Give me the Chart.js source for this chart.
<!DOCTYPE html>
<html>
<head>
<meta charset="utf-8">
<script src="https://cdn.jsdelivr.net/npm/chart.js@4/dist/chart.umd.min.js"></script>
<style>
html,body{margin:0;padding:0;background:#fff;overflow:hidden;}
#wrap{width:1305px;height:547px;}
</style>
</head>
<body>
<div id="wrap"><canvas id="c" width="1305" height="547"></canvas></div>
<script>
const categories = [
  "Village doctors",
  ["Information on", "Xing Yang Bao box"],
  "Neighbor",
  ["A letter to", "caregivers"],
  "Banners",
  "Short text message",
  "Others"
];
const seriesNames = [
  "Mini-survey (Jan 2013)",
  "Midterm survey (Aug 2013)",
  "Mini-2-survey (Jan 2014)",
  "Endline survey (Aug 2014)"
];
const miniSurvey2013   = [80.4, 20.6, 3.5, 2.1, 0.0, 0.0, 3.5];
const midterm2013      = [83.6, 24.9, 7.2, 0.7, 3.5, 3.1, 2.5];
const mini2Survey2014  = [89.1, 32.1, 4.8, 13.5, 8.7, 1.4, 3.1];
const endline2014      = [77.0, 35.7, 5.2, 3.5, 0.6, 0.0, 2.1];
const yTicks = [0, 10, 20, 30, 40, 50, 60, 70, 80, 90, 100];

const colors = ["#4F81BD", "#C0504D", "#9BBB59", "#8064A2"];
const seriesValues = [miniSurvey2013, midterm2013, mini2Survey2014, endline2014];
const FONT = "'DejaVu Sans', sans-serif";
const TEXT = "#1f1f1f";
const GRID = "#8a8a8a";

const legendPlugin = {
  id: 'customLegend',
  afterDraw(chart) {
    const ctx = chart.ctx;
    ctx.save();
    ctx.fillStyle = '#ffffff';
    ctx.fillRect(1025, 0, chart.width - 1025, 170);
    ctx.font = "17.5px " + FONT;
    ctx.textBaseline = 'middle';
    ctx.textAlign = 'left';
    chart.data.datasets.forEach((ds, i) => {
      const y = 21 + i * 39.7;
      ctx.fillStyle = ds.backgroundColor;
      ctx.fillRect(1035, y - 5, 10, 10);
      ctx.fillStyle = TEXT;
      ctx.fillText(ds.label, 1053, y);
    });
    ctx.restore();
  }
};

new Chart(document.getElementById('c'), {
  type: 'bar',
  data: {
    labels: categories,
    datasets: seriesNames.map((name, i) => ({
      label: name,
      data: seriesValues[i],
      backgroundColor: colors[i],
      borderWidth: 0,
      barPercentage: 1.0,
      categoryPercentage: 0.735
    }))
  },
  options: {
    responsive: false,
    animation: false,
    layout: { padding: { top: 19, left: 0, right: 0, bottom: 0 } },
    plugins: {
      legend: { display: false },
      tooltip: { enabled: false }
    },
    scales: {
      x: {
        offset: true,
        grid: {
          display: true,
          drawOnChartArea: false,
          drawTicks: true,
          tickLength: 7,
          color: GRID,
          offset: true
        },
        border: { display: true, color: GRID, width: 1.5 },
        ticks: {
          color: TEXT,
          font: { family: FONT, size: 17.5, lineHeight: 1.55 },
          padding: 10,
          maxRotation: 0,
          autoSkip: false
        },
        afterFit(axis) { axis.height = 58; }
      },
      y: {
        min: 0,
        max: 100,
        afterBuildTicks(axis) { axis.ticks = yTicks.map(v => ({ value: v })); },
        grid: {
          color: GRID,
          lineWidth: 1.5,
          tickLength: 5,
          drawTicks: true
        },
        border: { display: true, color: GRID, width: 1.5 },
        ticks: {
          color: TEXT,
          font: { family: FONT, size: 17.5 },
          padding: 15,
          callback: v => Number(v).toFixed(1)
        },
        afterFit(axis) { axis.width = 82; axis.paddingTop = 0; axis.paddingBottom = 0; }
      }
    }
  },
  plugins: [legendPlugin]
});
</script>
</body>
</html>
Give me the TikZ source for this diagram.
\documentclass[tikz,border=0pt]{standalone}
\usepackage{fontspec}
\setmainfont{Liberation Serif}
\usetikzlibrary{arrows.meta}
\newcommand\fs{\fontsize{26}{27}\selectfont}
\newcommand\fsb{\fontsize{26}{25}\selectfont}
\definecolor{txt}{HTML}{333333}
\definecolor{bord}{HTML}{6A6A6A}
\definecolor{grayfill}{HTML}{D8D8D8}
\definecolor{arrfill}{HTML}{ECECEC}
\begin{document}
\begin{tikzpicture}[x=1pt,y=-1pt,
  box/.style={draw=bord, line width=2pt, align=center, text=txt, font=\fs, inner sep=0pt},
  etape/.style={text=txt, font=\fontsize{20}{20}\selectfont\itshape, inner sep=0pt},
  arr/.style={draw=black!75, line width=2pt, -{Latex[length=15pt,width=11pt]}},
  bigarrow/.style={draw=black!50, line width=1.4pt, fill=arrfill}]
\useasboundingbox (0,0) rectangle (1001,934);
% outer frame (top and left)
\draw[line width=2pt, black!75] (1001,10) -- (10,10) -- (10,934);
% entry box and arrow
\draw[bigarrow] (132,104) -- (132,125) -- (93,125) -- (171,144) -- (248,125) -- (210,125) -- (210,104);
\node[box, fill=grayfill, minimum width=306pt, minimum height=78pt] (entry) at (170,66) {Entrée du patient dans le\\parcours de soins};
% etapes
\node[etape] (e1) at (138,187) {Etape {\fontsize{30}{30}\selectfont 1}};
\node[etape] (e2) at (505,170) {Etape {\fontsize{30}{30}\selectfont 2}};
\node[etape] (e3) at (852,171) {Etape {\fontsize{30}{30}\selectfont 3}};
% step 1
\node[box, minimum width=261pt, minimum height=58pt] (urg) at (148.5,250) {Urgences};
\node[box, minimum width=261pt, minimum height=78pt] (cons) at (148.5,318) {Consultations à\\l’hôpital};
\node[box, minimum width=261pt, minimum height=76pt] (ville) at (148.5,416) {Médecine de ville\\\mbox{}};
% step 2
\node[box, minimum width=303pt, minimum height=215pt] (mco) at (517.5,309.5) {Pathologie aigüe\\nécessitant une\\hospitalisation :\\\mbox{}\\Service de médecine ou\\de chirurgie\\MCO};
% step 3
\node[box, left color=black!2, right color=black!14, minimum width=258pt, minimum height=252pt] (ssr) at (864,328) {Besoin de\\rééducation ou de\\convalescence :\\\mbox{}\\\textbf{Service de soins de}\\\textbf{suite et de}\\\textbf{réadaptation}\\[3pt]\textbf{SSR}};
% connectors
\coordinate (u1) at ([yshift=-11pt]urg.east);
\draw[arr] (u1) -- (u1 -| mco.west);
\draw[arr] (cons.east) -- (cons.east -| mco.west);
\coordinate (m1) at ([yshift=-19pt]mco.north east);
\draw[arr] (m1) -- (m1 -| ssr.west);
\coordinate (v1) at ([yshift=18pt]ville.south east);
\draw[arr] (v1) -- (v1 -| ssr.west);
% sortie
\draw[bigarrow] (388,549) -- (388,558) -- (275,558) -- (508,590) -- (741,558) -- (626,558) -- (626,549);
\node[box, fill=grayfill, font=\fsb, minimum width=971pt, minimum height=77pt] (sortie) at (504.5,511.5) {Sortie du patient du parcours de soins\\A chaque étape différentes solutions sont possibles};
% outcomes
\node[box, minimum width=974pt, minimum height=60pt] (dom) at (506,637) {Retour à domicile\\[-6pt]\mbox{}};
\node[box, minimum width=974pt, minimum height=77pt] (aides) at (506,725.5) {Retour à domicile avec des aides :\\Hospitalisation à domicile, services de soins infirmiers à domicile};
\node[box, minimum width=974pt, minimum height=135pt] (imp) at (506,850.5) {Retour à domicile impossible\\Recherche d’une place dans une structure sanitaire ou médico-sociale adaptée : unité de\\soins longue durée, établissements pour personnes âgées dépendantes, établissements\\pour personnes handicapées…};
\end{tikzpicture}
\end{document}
------
[Exercise instructions]
Output the full listing without altering anything.

[Output of the exercise]
Give me the Chart.js source for this chart.
<!DOCTYPE html>
<html>
<head>
<meta charset="utf-8">
<script src="https://cdn.jsdelivr.net/npm/chart.js@4/dist/chart.umd.min.js"></script>
<style>
html,body{margin:0;padding:0;background:#fff;overflow:hidden;}
#wrap{width:1305px;height:547px;}
</style>
</head>
<body>
<div id="wrap"><canvas id="c" width="1305" height="547"></canvas></div>
<script>
const categories = [
  "Village doctors",
  ["Information on", "Xing Yang Bao box"],
  "Neighbor",
  ["A letter to", "caregivers"],
  "Banners",
  "Short text message",
  "Others"
];
const seriesNames = [
  "Mini-survey (Jan 2013)",
  "Midterm survey (Aug 2013)",
  "Mini-2-survey (Jan 2014)",
  "Endline survey (Aug 2014)"
];
const miniSurvey2013   = [80.4, 20.6, 3.5, 2.1, 0.0, 0.0, 3.5];
const midterm2013      = [83.6, 24.9, 7.2, 0.7, 3.5, 3.1, 2.5];
const mini2Survey2014  = [89.1, 32.1, 4.8, 13.5, 8.7, 1.4, 3.1];
const endline2014      = [77.0, 35.7, 5.2, 3.5, 0.6, 0.0, 2.1];
const yTicks = [0, 10, 20, 30, 40, 50, 60, 70, 80, 90, 100];

const colors = ["#4F81BD", "#C0504D", "#9BBB59", "#8064A2"];
const seriesValues = [miniSurvey2013, midterm2013, mini2Survey2014, endline2014];
const FONT = "'DejaVu Sans', sans-serif";
const TEXT = "#1f1f1f";
const GRID = "#8a8a8a";

const legendPlugin = {
  id: 'customLegend',
  afterDraw(chart) {
    const ctx = chart.ctx;
    ctx.save();
    ctx.fillStyle = '#ffffff';
    ctx.fillRect(1025, 0, chart.width - 1025, 170);
    ctx.font = "17.5px " + FONT;
    ctx.textBaseline = 'middle';
    ctx.textAlign = 'left';
    chart.data.datasets.forEach((ds, i) => {
      const y = 21 + i * 39.7;
      ctx.fillStyle = ds.backgroundColor;
      ctx.fillRect(1035, y - 5, 10, 10);
      ctx.fillStyle = TEXT;
      ctx.fillText(ds.label, 1053, y);
    });
    ctx.restore();
  }
};

new Chart(document.getElementById('c'), {
  type: 'bar',
  data: {
    labels: categories,
    datasets: seriesNames.map((name, i) => ({
      label: name,
      data: seriesValues[i],
      backgroundColor: colors[i],
      borderWidth: 0,
      barPercentage: 1.0,
      categoryPercentage: 0.735
    }))
  },
  options: {
    responsive: false,
    animation: false,
    layout: { padding: { top: 19, left: 0, right: 0, bottom: 0 } },
    plugins: {
      legend: { display: false },
      tooltip: { enabled: false }
    },
    scales: {
      x: {
        offset: true,
        grid: {
          display: true,
          drawOnChartArea: false,
          drawTicks: true,
          tickLength: 7,
          color: GRID,
          offset: true
        },
        border: { display: true, color: GRID, width: 1.5 },
        ticks: {
          color: TEXT,
          font: { family: FONT, size: 17.5, lineHeight: 1.55 },
          padding: 10,
          maxRotation: 0,
          autoSkip: false
        },
        afterFit(axis) { axis.height = 58; }
      },
      y: {
        min: 0,
        max: 100,
        afterBuildTicks(axis) { axis.ticks = yTicks.map(v => ({ value: v })); },
        grid: {
          color: GRID,
          lineWidth: 1.5,
          tickLength: 5,
          drawTicks: true
        },
        border: { display: true, color: GRID, width: 1.5 },
        ticks: {
          color: TEXT,
          font: { family: FONT, size: 17.5 },
          padding: 15,
          callback: v => Number(v).toFixed(1)
        },
        afterFit(axis) { axis.width = 82; axis.paddingTop = 0; axis.paddingBottom = 0; }
      }
    }
  },
  plugins: [legendPlugin]
});
</script>
</body>
</html>
Give me the TikZ source for this diagram.
\documentclass[tikz,border=0pt]{standalone}
\usepackage{fontspec}
\setmainfont{Liberation Serif}
\usetikzlibrary{arrows.meta}
\newcommand\fs{\fontsize{26}{27}\selectfont}
\newcommand\fsb{\fontsize{26}{25}\selectfont}
\definecolor{txt}{HTML}{333333}
\definecolor{bord}{HTML}{6A6A6A}
\definecolor{grayfill}{HTML}{D8D8D8}
\definecolor{arrfill}{HTML}{ECECEC}
\begin{document}
\begin{tikzpicture}[x=1pt,y=-1pt,
  box/.style={draw=bord, line width=2pt, align=center, text=txt, font=\fs, inner sep=0pt},
  etape/.style={text=txt, font=\fontsize{20}{20}\selectfont\itshape, inner sep=0pt},
  arr/.style={draw=black!75, line width=2pt, -{Latex[length=15pt,width=11pt]}},
  bigarrow/.style={draw=black!50, line width=1.4pt, fill=arrfill}]
\useasboundingbox (0,0) rectangle (1001,934);
% outer frame (top and left)
\draw[line width=2pt, black!75] (1001,10) -- (10,10) -- (10,934);
% entry box and arrow
\draw[bigarrow] (132,104) -- (132,125) -- (93,125) -- (171,144) -- (248,125) -- (210,125) -- (210,104);
\node[box, fill=grayfill, minimum width=306pt, minimum height=78pt] (entry) at (170,66) {Entrée du patient dans le\\parcours de soins};
% etapes
\node[etape] (e1) at (138,187) {Etape {\fontsize{30}{30}\selectfont 1}};
\node[etape] (e2) at (505,170) {Etape {\fontsize{30}{30}\selectfont 2}};
\node[etape] (e3) at (852,171) {Etape {\fontsize{30}{30}\selectfont 3}};
% step 1
\node[box, minimum width=261pt, minimum height=58pt] (urg) at (148.5,250) {Urgences};
\node[box, minimum width=261pt, minimum height=78pt] (cons) at (148.5,318) {Consultations à\\l’hôpital};
\node[box, minimum width=261pt, minimum height=76pt] (ville) at (148.5,416) {Médecine de ville\\\mbox{}};
% step 2
\node[box, minimum width=303pt, minimum height=215pt] (mco) at (517.5,309.5) {Pathologie aigüe\\nécessitant une\\hospitalisation :\\\mbox{}\\Service de médecine ou\\de chirurgie\\MCO};
% step 3
\node[box, left color=black!2, right color=black!14, minimum width=258pt, minimum height=252pt] (ssr) at (864,328) {Besoin de\\rééducation ou de\\convalescence :\\\mbox{}\\\textbf{Service de soins de}\\\textbf{suite et de}\\\textbf{réadaptation}\\[3pt]\textbf{SSR}};
% connectors
\coordinate (u1) at ([yshift=-11pt]urg.east);
\draw[arr] (u1) -- (u1 -| mco.west);
\draw[arr] (cons.east) -- (cons.east -| mco.west);
\coordinate (m1) at ([yshift=-19pt]mco.north east);
\draw[arr] (m1) -- (m1 -| ssr.west);
\coordinate (v1) at ([yshift=18pt]ville.south east);
\draw[arr] (v1) -- (v1 -| ssr.west);
% sortie
\draw[bigarrow] (388,549) -- (388,558) -- (275,558) -- (508,590) -- (741,558) -- (626,558) -- (626,549);
\node[box, fill=grayfill, font=\fsb, minimum width=971pt, minimum height=77pt] (sortie) at (504.5,511.5) {Sortie du patient du parcours de soins\\A chaque étape différentes solutions sont possibles};
% outcomes
\node[box, minimum width=974pt, minimum height=60pt] (dom) at (506,637) {Retour à domicile\\[-6pt]\mbox{}};
\node[box, minimum width=974pt, minimum height=77pt] (aides) at (506,725.5) {Retour à domicile avec des aides :\\Hospitalisation à domicile, services de soins infirmiers à domicile};
\node[box, minimum width=974pt, minimum height=135pt] (imp) at (506,850.5) {Retour à domicile impossible\\Recherche d’une place dans une structure sanitaire ou médico-sociale adaptée : unité de\\soins longue durée, établissements pour personnes âgées dépendantes, établissements\\pour personnes handicapées…};
\end{tikzpicture}
\end{document}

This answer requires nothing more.